== Information shown ==
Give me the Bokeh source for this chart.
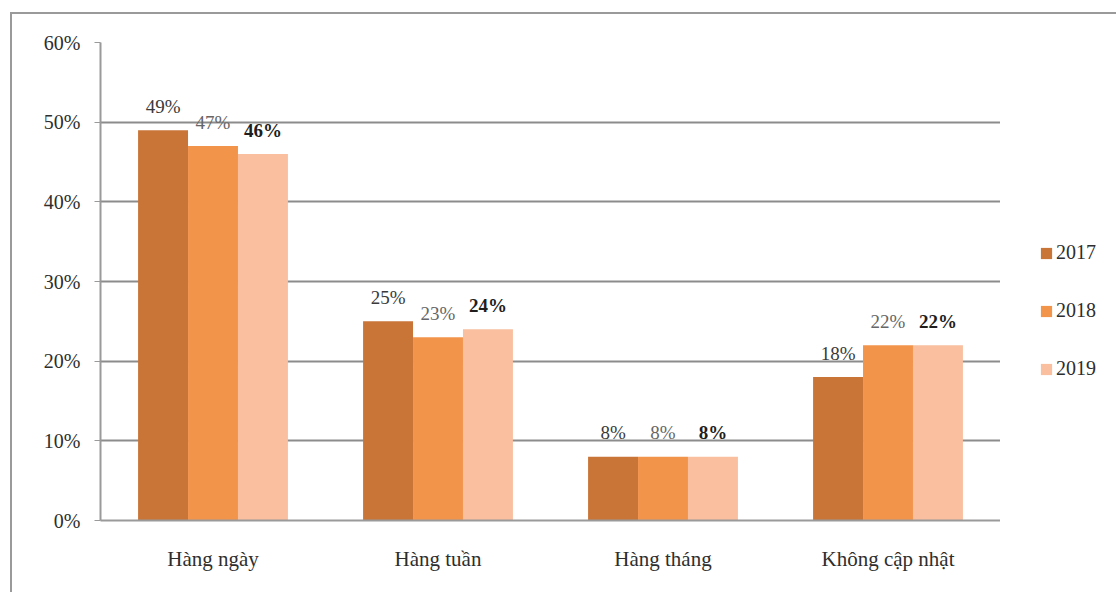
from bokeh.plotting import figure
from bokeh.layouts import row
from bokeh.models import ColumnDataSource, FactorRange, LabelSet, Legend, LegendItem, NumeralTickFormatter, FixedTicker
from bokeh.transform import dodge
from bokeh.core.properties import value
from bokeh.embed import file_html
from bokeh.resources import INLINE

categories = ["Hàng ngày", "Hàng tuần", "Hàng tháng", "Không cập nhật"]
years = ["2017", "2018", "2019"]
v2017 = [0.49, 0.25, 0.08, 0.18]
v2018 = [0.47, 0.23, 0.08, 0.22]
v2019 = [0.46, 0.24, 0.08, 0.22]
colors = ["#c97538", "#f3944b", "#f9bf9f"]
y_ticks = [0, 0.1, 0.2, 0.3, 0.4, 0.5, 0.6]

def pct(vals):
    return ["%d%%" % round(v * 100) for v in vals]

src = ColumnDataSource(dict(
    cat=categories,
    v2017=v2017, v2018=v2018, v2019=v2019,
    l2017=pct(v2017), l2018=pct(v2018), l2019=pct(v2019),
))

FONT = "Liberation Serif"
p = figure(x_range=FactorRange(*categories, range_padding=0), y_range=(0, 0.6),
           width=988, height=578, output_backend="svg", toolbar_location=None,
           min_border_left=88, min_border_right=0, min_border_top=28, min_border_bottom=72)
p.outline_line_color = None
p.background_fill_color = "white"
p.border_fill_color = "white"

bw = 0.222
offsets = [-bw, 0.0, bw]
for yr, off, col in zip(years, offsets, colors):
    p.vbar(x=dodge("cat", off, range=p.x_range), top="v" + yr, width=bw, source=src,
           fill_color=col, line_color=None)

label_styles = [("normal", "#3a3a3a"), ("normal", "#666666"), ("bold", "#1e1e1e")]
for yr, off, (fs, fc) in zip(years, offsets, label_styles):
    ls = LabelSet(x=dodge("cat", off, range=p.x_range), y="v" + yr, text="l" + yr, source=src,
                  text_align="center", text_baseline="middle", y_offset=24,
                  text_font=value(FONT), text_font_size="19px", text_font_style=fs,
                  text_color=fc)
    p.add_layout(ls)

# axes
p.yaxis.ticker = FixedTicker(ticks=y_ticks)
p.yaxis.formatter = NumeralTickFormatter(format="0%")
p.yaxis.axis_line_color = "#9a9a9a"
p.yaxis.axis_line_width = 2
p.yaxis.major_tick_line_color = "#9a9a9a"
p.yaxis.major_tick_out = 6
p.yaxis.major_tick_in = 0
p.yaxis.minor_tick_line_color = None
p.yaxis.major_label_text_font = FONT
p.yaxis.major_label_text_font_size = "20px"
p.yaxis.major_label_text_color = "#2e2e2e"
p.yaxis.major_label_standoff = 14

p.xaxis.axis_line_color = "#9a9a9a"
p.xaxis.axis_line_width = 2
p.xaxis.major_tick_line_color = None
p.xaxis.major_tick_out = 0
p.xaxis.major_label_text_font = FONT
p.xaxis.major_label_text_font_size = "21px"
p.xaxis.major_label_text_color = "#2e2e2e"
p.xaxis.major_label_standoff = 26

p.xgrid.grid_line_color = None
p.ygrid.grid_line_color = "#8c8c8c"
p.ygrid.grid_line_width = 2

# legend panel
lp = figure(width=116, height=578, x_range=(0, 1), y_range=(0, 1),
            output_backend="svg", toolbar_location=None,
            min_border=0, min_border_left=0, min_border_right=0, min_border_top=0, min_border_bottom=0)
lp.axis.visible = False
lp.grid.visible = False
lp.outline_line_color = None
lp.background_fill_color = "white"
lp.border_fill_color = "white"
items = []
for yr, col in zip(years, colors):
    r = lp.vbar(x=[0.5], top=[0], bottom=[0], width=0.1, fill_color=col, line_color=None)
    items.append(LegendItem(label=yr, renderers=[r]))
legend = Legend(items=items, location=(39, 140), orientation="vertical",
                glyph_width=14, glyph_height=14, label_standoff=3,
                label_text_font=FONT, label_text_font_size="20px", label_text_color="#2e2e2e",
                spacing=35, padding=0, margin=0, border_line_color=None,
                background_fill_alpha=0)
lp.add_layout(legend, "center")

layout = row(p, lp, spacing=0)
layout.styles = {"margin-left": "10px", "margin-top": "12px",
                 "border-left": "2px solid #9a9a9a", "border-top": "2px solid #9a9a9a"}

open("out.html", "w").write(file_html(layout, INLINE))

== Exercise task ==
From the top of the listing above, repeat each line exactly until you reach the line containing "from bokeh.resources import INLINE", and repeat that one too. Leave the pictures out.

== Answer below ==
Give me the Bokeh source for this chart.
from bokeh.plotting import figure
from bokeh.layouts import row
from bokeh.models import ColumnDataSource, FactorRange, LabelSet, Legend, LegendItem, NumeralTickFormatter, FixedTicker
from bokeh.transform import dodge
from bokeh.core.properties import value
from bokeh.embed import file_html
from bokeh.resources import INLINE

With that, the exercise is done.